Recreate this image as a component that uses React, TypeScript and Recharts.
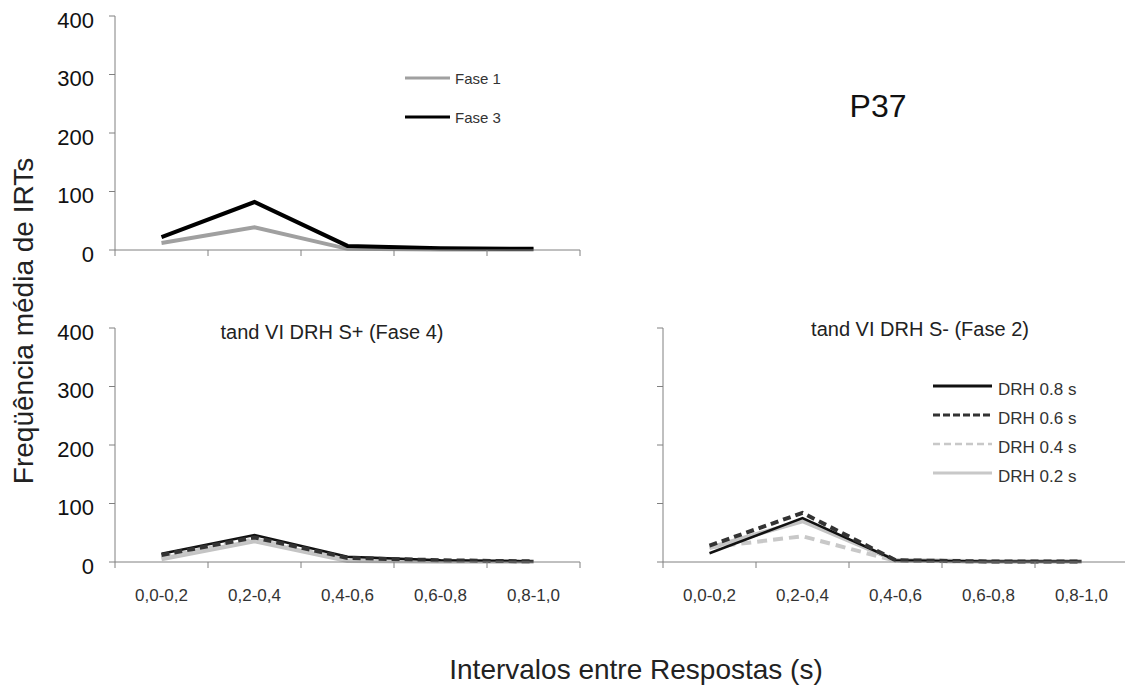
import { LineChart, Line, XAxis, YAxis } from 'recharts';

const FONT = '"Liberation Sans", Arial, sans-serif';
const AXIS = '#808080';

const categories = ['0,0-0,2', '0,2-0,4', '0,4-0,6', '0,6-0,8', '0,8-1,0'];
const yTicks = [0, 100, 200, 300, 400];

// top panel
const fase1 = [12, 39, 2, 1, 1];
const fase3 = [22, 82, 7, 3, 2];

// tand VI DRH S+ (Fase 4)
const sPlus08 = [14, 46, 9, 3, 1];
const sPlus06 = [12, 42, 7, 3, 1];
const sPlus04 = [8, 39, 4, 2, 1];
const sPlus02 = [5, 36, 2, 1, 1];

// tand VI DRH S- (Fase 2)
const sMinus08 = [15, 75, 3, 1, 1];
const sMinus06 = [28, 84, 3, 1, 1];
const sMinus04 = [25, 44, 2, 1, 1];
const sMinus02 = [24, 70, 3, 1, 1];

const xTicks = categories.flatMap((_, i) => [i, i + 0.5]).concat(categories.length);

const topData = categories.map((cat, i) => ({ x: i + 0.5, cat, fase1: fase1[i], fase3: fase3[i] }));
const plusData = categories.map((cat, i) => ({
  x: i + 0.5, cat, d08: sPlus08[i], d06: sPlus06[i], d04: sPlus04[i], d02: sPlus02[i],
}));
const minusData = categories.map((cat, i) => ({
  x: i + 0.5, cat, d08: sMinus08[i], d06: sMinus06[i], d04: sMinus04[i], d02: sMinus02[i],
}));

const topSeries = [
  { key: 'fase1', name: 'Fase 1', color: '#a0a0a0', width: 4, dash: undefined },
  { key: 'fase3', name: 'Fase 3', color: '#000000', width: 4, dash: undefined },
];

// drawing order (bottom to top)
const drhSeries = [
  { key: 'd02', name: 'DRH 0.2 s', color: '#c4c4c4', width: 4.5, dash: undefined },
  { key: 'd04', name: 'DRH 0.4 s', color: '#c8c8c8', width: 4, dash: '10 6' },
  { key: 'd08', name: 'DRH 0.8 s', color: '#111111', width: 2.5, dash: undefined },
  { key: 'd06', name: 'DRH 0.6 s', color: '#333333', width: 4, dash: '8 5' },
];

const legendDrh = [
  { name: 'DRH 0.8 s', color: '#111111', width: 3, dash: undefined },
  { name: 'DRH 0.6 s', color: '#333333', width: 3, dash: '7 3' },
  { name: 'DRH 0.4 s', color: '#c8c8c8', width: 2.5, dash: '7 4' },
  { name: 'DRH 0.2 s', color: '#c8c8c8', width: 3, dash: undefined },
];

const XTick = ({ x, y, payload, showLabel }: any) => {
  const v = payload.value;
  if (Number.isInteger(v)) {
    return <line x1={x} x2={x} y1={y} y2={y + 6} stroke={AXIS} strokeWidth={1} />;
  }
  if (!showLabel) return <g />;
  return (
    <text x={x} y={y + 39} textAnchor="middle" fontSize={17} fill="#333" fontFamily={FONT}>
      {categories[Math.floor(v)]}
    </text>
  );
};

function Panel({ data, series, height, top, showXLabels, showYLabels }: any) {
  return (
    <LineChart
      width={600}
      height={height}
      data={data}
      margin={{ top, right: 20, bottom: 0, left: 0 }}
    >
      <XAxis
        dataKey="x"
        type="number"
        domain={[0, categories.length]}
        ticks={xTicks}
        interval={0}
        height={height - top - 234 > 0 ? height - top - 234 : 30}
        axisLine={{ stroke: AXIS }}
        tickLine={false}
        tickSize={0}
        tickMargin={0}
        tick={(p: any) => <XTick {...p} showLabel={showXLabels} />}
      />
      <YAxis
        type="number"
        domain={[0, 400]}
        ticks={yTicks}
        interval={0}
        width={115}
        axisLine={{ stroke: AXIS }}
        tickLine={{ stroke: AXIS }}
        tickSize={6}
        tickMargin={15}
        tick={{ fontSize: 22, fill: '#111', fontFamily: FONT, dy: 4 }}
        tickFormatter={(v: number) => (showYLabels ? String(v) : '')}
      />
      {series.map((s: any) => (
        <Line
          key={s.key}
          dataKey={s.key}
          name={s.name}
          type="linear"
          stroke={s.color}
          strokeWidth={s.width}
          strokeDasharray={s.dash}
          dot={false}
          activeDot={false}
          isAnimationActive={false}
        />
      ))}
    </LineChart>
  );
}

export default function App() {
  return (
    <div
      style={{
        position: 'absolute',
        left: 0,
        top: 0,
        width: 1125,
        height: 687,
        overflow: 'hidden',
        background: '#fff',
        fontFamily: FONT,
      }}
    >
      <div style={{ position: 'absolute', left: 0, top: 0 }}>
        <Panel data={topData} series={topSeries} height={290} top={16} showXLabels={false} showYLabels />
      </div>
      <div style={{ position: 'absolute', left: 0, top: 300 }}>
        <Panel data={plusData} series={drhSeries} height={310} top={28} showXLabels showYLabels />
      </div>
      <div style={{ position: 'absolute', left: 548, top: 300 }}>
        <Panel data={minusData} series={drhSeries} height={310} top={28} showXLabels showYLabels={false} />
      </div>

      <svg
        width={1125}
        height={687}
        style={{ position: 'absolute', left: 0, top: 0, pointerEvents: 'none' }}
        fontFamily={FONT}
      >
        <text transform="translate(33,321) rotate(-90)" textAnchor="middle" fontSize={28} fill="#222">
          Freqüência média de IRTs
        </text>
        <text x={636} y={679} textAnchor="middle" fontSize={28} fill="#222">
          Intervalos entre Respostas (s)
        </text>
        <text x={878} y={117} textAnchor="middle" fontSize={32} fill="#111">
          P37
        </text>
        <text x={332} y={339} textAnchor="middle" fontSize={20} fill="#222">
          tand VI DRH S+ (Fase 4)
        </text>
        <text x={920} y={336} textAnchor="middle" fontSize={20} fill="#222">
          tand VI DRH S- (Fase 2)
        </text>

        {topSeries.map((s, i) => (
          <g key={s.key}>
            <line x1={405} x2={450} y1={78 + i * 39} y2={78 + i * 39} stroke={s.color} strokeWidth={3} />
            <text x={455} y={84 + i * 39} fontSize={15} fill="#333">
              {s.name}
            </text>
          </g>
        ))}

        {legendDrh.map((s, i) => (
          <g key={s.name}>
            <line
              x1={933}
              x2={992}
              y1={386 + i * 29}
              y2={386 + i * 29}
              stroke={s.color}
              strokeWidth={s.width}
              strokeDasharray={s.dash}
            />
            <text x={998} y={395 + i * 29} fontSize={17} fill="#333">
              {s.name}
            </text>
          </g>
        ))}
      </svg>
    </div>
  );
}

■ Aim:
From the top of the listing above, repeat each line exactly until you reach the line containing "const sMinus02 = [24, 70, 3, 1, 1];", and repeat that one too. Leave the pictures out.

■ Exercise response:
Recreate this image as a component that uses React, TypeScript and Recharts.
import { LineChart, Line, XAxis, YAxis } from 'recharts';

const FONT = '"Liberation Sans", Arial, sans-serif';
const AXIS = '#808080';

const categories = ['0,0-0,2', '0,2-0,4', '0,4-0,6', '0,6-0,8', '0,8-1,0'];
const yTicks = [0, 100, 200, 300, 400];

// top panel
const fase1 = [12, 39, 2, 1, 1];
const fase3 = [22, 82, 7, 3, 2];

// tand VI DRH S+ (Fase 4)
const sPlus08 = [14, 46, 9, 3, 1];
const sPlus06 = [12, 42, 7, 3, 1];
const sPlus04 = [8, 39, 4, 2, 1];
const sPlus02 = [5, 36, 2, 1, 1];

// tand VI DRH S- (Fase 2)
const sMinus08 = [15, 75, 3, 1, 1];
const sMinus06 = [28, 84, 3, 1, 1];
const sMinus04 = [25, 44, 2, 1, 1];
const sMinus02 = [24, 70, 3, 1, 1];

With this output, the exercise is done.